Topluluk yaşamı da hayatın bir gerçeğidir. Topluluk aşamasında, insanların düğünde, dernekte, toyda, oyunda, çarşıda, pazarda, sokakta, caddede, inançta ibadette, birbirlerini gözle ve sözle gözlemesi ve denetlemesini anlatan örgütlenme düzeyidir.
Toplum aşaması ise, hiç bilmediğimiz, hiç görmediğimiz, karşılaşma olanağımız hiç bulunmayan müşteriler, yani insanlar için en iyiyi üretebilme bilinç düzeyine erişilmesidir.
Uluslararası talebi olan ürün, kalite, marka yaratmak için, topluluk örgütlenmesi aşamasından toplum olma aşamasına geçilmiş olması gerekir.
Topluluk aşamasında, "...bir şey olmaz", "...kimse farkında olmaz" gibi anlayışlara yer vardır...Toplum aşamasında ise kendimizi müşteri yerine koyma bilinci egemendir.
Topluluktan topluma geçişin önemli göstergelerinden biri, medyadan akademik çevrelere tartışma gündeminin içeriğidir: Toplumun değerlerini, beklentilerini ve davranışlarını biçimlendiren bütün medya araçlarının, sivil inisiyatif çalışmalarının, akademik çevre tartışmalarının yüzde 80'ı sonuçlarla ilgiliyse, süreçlerin tartışılmasından uzaksa, nedenleri irdelemeye abanıyor, nasılları arka plana itiyorsa, orada topluluk aşaması aşılarak toplum aşamasına ulaşılamıyor.
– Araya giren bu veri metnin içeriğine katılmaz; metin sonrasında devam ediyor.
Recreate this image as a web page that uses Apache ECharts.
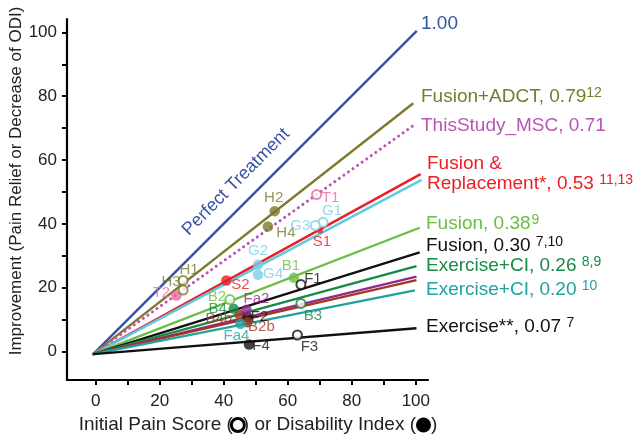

Büyüme, fiyat istikrarı, para değeri, kur değişmeleri, bono fiyatları, tahviller, hisse senetleri, bono alış-verişleri, mevduat hareketlenmeleri, faiz oranları vb. bütün gün tartışılıyor da, ihraç edilen ürünler içinde ileri teknolojik katkının payının yüzde 3.5 gibi çok sınırlı olmasının tartışması cılız bir sesle yapılıyorsa, topluluk algısı aşılarak toplum aşaması düzeyine ulaşılamaz.
Sorunların çözümü birey düzeyine indiriliyor; gücü ve yakını olanların sorunları çözülüyor, sıradan yurttaşların sorunlar çözülemiyorsa, orada topluluktan toplum aşamasına geçilememiştir; toplumsal olayların sancılı olması kaçınılmazdır.
Bir yanlış anlama olmasın: Makro ölçekte sorunların, siyasi istikrarın, ekonomik istikrarın önemsiz olduğunu söylemiyoruz. Ülke sorunlarının yarası makroekonomik sorunlar ise, diğer yarası da ekonominin en küçük teknik birimleri olan işletmelerin gelişmeler karşısında alternatif tepki biçimleri de diğer yarısını oluşturur.